- SUPPLIED DATA -
--- Start ---

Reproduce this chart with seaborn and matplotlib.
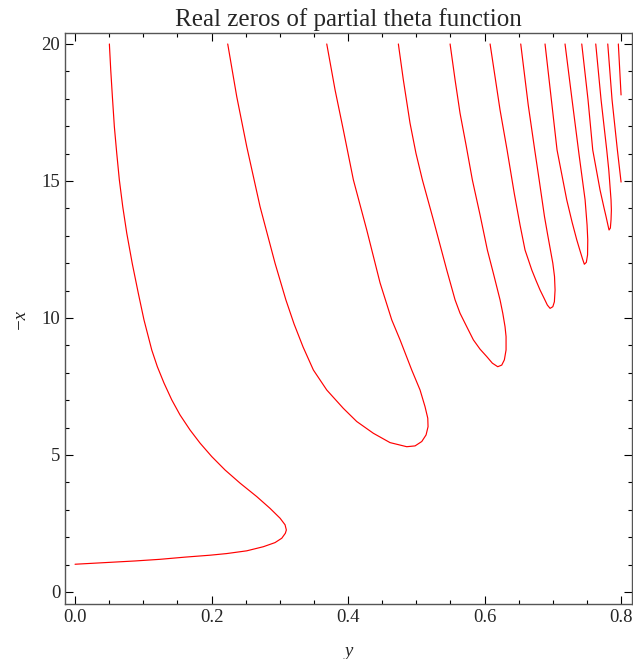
import numpy as np
import pandas as pd
import seaborn as sns
import matplotlib.pyplot as plt
from matplotlib.ticker import MultipleLocator

# curves: (y, -x) pairs, one list per connected branch
a_y = [0.0503, 0.0523, 0.0547, 0.0576, 0.0611, 0.0649, 0.0699, 0.0758, 0.0838, 0.0927,
       0.1010, 0.1124, 0.1206, 0.1304, 0.1417, 0.1538, 0.1685, 0.1832, 0.2003, 0.2198,
       0.2418, 0.2662, 0.2857, 0.3004, 0.3077, 0.3096, 0.3081, 0.3029, 0.2930, 0.2759,
       0.2516, 0.2223, 0.1978, 0.1612, 0.1245, 0.0879, 0.0513, 0.0]
a_x = [20.0, 19.05, 18.08, 16.98, 16.01, 15.04, 14.06, 13.09, 11.99, 10.90,
       9.93, 8.83, 8.22, 7.62, 7.01, 6.46, 5.91, 5.43, 4.94, 4.45,
       3.97, 3.48, 3.05, 2.69, 2.45, 2.26, 2.14, 1.96, 1.80, 1.65,
       1.50, 1.40, 1.34, 1.27, 1.19, 1.13, 1.08, 1.01]

b_y = [0.2237, 0.2369, 0.2516, 0.2711, 0.2930, 0.3089, 0.3209, 0.3341, 0.3492, 0.3688,
       0.3931, 0.4127, 0.4371, 0.4615, 0.4860, 0.4982, 0.5080, 0.5143, 0.5172, 0.5168,
       0.5128, 0.5055, 0.4933, 0.4762, 0.4640, 0.4469, 0.4274, 0.4078, 0.3931, 0.3810,
       0.3688]
b_x = [20.0, 18.08, 16.25, 14.06, 12.0, 10.66, 9.78, 8.94, 8.10, 7.37,
       6.70, 6.22, 5.79, 5.45, 5.30, 5.33, 5.49, 5.73, 6.03, 6.34,
       6.76, 7.37, 8.10, 9.20, 9.93, 11.28, 13.21, 15.04, 16.86, 18.32,
       20.0]

c_y = [0.4737, 0.4810, 0.4908, 0.4995, 0.5089, 0.5250, 0.5446, 0.5568, 0.5641, 0.5739,
       0.5836, 0.5934, 0.6032, 0.6114, 0.6193, 0.6252, 0.6290, 0.6315, 0.6315, 0.6300,
       0.6267, 0.6227, 0.6129, 0.6041, 0.5934, 0.5821, 0.5729, 0.5641, 0.5568, 0.5495]
c_x = [20.0, 18.69, 17.11, 16.01, 15.04, 13.58, 11.75, 10.66, 10.17, 9.68,
       9.20, 8.86, 8.59, 8.35, 8.22, 8.28, 8.47, 8.83, 9.32, 9.68,
       10.17, 10.66, 11.63, 12.48, 13.76, 15.04, 16.31, 17.47, 18.69, 20.0]

d_y = [0.6081, 0.6227, 0.6330, 0.6435, 0.6520, 0.6593, 0.6642, 0.6692, 0.6755, 0.6813,
       0.6872, 0.6920, 0.6960, 0.7000, 0.7023, 0.7033, 0.7025, 0.7000, 0.6965, 0.6925,
       0.6878, 0.6800, 0.6735, 0.6640, 0.6530]
d_x = [20.0, 17.59, 16.13, 14.55, 13.39, 12.48, 12.12, 11.75, 11.36, 11.02,
       10.72, 10.47, 10.35, 10.41, 10.59, 11.02, 11.51, 12.0, 12.48, 13.03,
       13.70, 15.04, 16.13, 17.77, 20.0]

e_y = [0.6886, 0.6979, 0.7062, 0.7204, 0.7282, 0.7351, 0.7399, 0.7436, 0.7462, 0.7491,
       0.7509, 0.7512, 0.7502, 0.7473, 0.7385, 0.7282, 0.7179]
e_x = [20.0, 17.96, 16.13, 14.31, 13.50, 12.85, 12.45, 12.15, 11.96, 12.03,
       12.30, 12.85, 13.39, 14.31, 15.95, 17.96, 20.0]

f_y = [0.7424, 0.7516, 0.7585, 0.7692, 0.7751, 0.7780, 0.7810, 0.7824, 0.7843, 0.7853,
       0.7858, 0.7853, 0.7820, 0.7790, 0.7707, 0.7629]
f_x = [20.0, 17.96, 16.13, 14.67, 14.01, 13.70, 13.36, 13.21, 13.28, 13.58,
       13.94, 14.31, 15.40, 16.13, 17.96, 20.0]

g_y = [0.7805, 0.7868, 0.7946, 0.800]
g_x = [20.0, 17.96, 16.13, 14.96]

h_y = [0.7960, 0.800]
h_x = [20.0, 18.14]

branches = [(a_y, a_x), (b_y, b_x), (c_y, c_x), (d_y, d_x),
            (e_y, e_x), (f_y, f_x), (g_y, g_x), (h_y, h_x)]
frames = []
for i, (yy, xx) in enumerate(branches):
    frames.append(pd.DataFrame({"y": yy, "negx": xx, "branch": i}))
df = pd.concat(frames, ignore_index=True)

sns.set_style("ticks")
plt.rcParams['font.family'] = ['Liberation Serif', 'DejaVu Serif']

fig = plt.figure(figsize=(6.33, 6.59), dpi=100)
ax = fig.add_axes([0.1027, 0.0835, 0.8957, 0.8664])

sns.lineplot(data=df, x="y", y="negx", units="branch", estimator=None, sort=False,
             color="red", linewidth=0.85, ax=ax, legend=False)

ax.set_xlim(-0.0147, 0.816)
ax.set_ylim(-0.44, 20.4)
ax.xaxis.set_major_locator(MultipleLocator(0.2))
ax.xaxis.set_minor_locator(MultipleLocator(0.05))
ax.yaxis.set_major_locator(MultipleLocator(5))
ax.yaxis.set_minor_locator(MultipleLocator(1))
ax.xaxis.set_major_formatter(plt.FuncFormatter(lambda v, p: f"{v:.1f}"))
ax.yaxis.set_major_formatter(plt.FuncFormatter(lambda v, p: f"{v:.0f}"))

ax.tick_params(which="both", direction="in", top=True, right=True,
               color="black", labelsize=13.5, width=0.8)
ax.tick_params(which="major", length=5.5)
ax.tick_params(which="minor", length=3)
for s in ax.spines.values():
    s.set_color("#555555")
    s.set_linewidth(1.0)

ax.set_xlabel("y", fontstyle="italic", fontsize=13.5, labelpad=12)
ax.set_ylabel("\u2212x", fontstyle="italic", fontsize=13.5, labelpad=10)
ax.set_title("Real zeros of partial theta function", fontsize=18, pad=5)

fig.savefig("out.png", dpi=100)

--- End ---

- STATED GOAL -
Would you reproduce the lines above, from the very first through the line containing "from matplotlib.ticker import MultipleLocator", exactly and without the pictures?

- FINAL RESULT -
Reproduce this chart with seaborn and matplotlib.
import numpy as np
import pandas as pd
import seaborn as sns
import matplotlib.pyplot as plt
from matplotlib.ticker import MultipleLocator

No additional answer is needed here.